Picturebooks
Chaperoning Words
On 21, Dec 2015 | In Picturebooks | By Chris Vitale
Sanders, Joe Sutliff. “Chaperoning Words: Meaning-Making in Comics and Picture Books.” Children’s Literature: 57-90. Web.
Referrer: Chris Vitale
Categories: picturebooks, comics, visual storytelling, methodology, image/text
Annotation:
Sanders is making the argument that comic book study and picture book study are intertwined. In this lengthy paper, we are introduced to a methodology for determining the difference and meaning between the messages and forms of these two genres. Theory is a difficult thing to apply to comics and picturebooks according to Sanders. Instead he proposes the notation of the obvious differences among the two forms in order find a solution to his defined problem. Sanders states, “if they have even the dimmest awareness of the impact of shape, line, color, and pacing (and I suspect they have quite a cunning awareness of a wide range of aesthetics), they are chaperoning key elements themselves.” Sanders section entitled “Fixing Meaning” is particularly important for it’s treatement of the word and image dynamic in these forms of literature.
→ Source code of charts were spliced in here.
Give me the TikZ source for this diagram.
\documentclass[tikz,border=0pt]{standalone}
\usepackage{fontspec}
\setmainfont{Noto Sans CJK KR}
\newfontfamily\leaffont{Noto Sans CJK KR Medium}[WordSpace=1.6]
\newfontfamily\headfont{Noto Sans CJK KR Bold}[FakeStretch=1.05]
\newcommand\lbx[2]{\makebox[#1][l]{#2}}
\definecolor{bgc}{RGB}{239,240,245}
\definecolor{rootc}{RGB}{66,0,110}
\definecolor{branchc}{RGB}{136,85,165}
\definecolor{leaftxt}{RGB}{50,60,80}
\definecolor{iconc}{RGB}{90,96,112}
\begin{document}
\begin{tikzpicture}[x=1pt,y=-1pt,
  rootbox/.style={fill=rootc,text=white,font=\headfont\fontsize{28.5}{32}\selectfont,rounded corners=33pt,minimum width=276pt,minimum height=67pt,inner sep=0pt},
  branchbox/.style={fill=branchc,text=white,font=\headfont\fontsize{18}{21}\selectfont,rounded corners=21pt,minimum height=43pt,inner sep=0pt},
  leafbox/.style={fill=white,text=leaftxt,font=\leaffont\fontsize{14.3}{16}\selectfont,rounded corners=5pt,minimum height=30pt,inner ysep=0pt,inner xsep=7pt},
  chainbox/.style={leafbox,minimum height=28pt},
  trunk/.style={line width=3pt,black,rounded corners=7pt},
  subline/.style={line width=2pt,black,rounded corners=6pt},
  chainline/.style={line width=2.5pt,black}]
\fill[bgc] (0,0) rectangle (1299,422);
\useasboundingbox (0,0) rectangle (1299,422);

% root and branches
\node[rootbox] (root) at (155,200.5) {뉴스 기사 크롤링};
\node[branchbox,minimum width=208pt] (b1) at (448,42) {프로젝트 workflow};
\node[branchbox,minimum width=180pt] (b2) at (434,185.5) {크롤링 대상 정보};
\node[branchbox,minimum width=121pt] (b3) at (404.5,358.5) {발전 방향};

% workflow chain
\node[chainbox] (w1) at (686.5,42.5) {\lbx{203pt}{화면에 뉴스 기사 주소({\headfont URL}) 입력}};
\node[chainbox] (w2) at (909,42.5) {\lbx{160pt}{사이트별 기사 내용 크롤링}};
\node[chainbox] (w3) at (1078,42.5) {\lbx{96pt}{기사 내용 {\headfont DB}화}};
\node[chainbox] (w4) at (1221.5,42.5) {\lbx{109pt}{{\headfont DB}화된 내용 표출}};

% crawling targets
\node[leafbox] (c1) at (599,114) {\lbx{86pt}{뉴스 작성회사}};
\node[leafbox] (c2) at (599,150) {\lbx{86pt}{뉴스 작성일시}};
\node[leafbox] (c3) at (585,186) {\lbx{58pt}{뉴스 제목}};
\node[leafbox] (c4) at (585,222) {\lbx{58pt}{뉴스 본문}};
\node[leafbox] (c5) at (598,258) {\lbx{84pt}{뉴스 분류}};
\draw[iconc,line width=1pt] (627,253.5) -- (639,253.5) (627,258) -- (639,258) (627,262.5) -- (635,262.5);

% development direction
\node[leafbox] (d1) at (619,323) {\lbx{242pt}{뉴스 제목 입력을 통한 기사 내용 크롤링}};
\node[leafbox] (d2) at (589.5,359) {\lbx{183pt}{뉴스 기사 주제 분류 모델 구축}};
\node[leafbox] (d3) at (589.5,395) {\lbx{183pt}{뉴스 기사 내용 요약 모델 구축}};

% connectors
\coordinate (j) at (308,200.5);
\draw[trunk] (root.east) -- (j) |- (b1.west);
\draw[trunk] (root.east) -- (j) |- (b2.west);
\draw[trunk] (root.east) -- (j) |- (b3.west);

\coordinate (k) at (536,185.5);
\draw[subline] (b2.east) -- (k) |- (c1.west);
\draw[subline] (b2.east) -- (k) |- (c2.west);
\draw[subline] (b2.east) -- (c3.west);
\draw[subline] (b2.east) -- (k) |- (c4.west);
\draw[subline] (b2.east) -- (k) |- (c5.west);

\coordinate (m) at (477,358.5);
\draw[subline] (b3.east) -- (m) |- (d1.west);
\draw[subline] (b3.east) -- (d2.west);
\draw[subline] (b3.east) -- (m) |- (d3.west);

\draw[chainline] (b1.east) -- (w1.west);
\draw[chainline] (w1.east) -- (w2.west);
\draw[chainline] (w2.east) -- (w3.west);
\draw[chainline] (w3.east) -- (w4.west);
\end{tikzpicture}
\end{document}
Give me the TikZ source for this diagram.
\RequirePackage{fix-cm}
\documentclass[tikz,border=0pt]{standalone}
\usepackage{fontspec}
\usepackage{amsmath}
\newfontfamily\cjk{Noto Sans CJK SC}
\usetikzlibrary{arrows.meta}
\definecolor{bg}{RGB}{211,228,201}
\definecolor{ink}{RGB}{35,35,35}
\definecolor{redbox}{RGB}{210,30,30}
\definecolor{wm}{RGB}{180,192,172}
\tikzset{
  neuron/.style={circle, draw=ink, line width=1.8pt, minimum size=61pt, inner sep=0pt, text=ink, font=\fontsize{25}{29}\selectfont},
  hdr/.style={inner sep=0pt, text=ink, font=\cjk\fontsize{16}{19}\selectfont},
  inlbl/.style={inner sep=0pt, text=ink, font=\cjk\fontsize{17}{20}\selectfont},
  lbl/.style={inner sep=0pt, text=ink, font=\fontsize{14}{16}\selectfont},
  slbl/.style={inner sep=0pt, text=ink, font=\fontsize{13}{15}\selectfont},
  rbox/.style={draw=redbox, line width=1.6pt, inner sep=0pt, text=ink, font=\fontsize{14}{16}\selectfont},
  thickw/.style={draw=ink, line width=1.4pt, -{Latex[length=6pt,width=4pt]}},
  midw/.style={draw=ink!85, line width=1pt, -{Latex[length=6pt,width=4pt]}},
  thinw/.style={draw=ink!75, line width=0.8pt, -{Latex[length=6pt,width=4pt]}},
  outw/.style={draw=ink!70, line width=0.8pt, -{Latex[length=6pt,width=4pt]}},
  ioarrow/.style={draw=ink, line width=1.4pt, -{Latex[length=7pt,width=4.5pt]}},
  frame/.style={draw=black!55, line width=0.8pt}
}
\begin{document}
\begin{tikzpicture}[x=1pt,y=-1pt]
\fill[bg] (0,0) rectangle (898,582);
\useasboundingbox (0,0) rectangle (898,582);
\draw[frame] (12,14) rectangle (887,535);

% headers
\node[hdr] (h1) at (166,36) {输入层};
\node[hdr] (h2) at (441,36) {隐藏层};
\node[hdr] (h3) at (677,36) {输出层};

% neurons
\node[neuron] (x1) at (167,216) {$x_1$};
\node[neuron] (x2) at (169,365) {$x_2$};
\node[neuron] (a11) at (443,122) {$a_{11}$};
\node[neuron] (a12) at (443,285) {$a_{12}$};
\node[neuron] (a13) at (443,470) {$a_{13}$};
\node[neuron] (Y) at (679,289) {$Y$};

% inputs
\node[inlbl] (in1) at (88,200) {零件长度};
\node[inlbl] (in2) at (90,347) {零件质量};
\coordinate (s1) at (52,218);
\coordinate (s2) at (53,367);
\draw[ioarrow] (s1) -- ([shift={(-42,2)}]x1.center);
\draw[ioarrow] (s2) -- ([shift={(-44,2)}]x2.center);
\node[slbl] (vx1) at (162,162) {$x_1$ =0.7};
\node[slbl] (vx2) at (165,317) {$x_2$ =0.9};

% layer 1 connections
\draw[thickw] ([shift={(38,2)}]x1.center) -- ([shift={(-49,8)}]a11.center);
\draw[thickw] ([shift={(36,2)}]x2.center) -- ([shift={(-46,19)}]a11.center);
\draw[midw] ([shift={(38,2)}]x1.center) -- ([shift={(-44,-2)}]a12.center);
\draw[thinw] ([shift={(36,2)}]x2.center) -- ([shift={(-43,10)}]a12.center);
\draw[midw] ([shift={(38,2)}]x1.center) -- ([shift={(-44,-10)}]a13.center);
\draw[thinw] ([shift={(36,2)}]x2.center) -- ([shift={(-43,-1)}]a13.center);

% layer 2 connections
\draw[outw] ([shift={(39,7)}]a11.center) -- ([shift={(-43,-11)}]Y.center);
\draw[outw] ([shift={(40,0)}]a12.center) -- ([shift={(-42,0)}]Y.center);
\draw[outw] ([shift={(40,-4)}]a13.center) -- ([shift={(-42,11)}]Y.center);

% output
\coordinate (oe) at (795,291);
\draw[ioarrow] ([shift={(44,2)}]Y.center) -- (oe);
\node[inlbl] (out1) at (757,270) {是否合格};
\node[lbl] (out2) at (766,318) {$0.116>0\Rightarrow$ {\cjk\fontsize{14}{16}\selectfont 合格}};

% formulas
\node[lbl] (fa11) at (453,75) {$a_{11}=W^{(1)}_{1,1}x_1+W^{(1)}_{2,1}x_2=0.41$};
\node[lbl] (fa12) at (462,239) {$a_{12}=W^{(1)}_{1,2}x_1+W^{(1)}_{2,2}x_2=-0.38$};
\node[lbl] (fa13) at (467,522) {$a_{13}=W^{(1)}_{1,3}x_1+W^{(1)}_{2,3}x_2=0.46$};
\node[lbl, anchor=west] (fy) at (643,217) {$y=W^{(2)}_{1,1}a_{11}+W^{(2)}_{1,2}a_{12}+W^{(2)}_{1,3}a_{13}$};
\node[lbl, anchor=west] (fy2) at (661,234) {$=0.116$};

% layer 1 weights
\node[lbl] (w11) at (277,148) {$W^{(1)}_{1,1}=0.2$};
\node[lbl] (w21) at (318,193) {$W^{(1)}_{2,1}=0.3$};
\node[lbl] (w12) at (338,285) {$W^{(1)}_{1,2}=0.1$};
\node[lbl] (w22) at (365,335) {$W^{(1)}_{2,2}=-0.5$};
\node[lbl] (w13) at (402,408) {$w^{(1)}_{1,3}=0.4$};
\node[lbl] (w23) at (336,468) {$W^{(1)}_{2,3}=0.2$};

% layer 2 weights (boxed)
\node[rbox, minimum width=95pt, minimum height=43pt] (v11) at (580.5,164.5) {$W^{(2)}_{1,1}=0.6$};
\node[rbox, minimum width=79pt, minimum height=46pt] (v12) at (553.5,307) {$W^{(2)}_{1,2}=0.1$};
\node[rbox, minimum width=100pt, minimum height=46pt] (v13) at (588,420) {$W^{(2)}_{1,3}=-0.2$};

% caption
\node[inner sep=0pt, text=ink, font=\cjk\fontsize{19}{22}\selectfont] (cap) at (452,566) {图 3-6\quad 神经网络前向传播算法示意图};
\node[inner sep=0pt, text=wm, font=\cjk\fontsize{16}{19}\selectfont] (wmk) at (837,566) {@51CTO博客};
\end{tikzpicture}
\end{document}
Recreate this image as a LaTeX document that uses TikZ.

The two genres combine words in a fundamentally similar way. The major takeaway is as follows: “in general, if the book anticipates a solitary reader who chaperones the words as they go about their work of fixing the meaning of the images, that book is a comic; if the book instead anticipates a reader who chaperones the words as they are communicated to a listening reader, that book is a picture book.”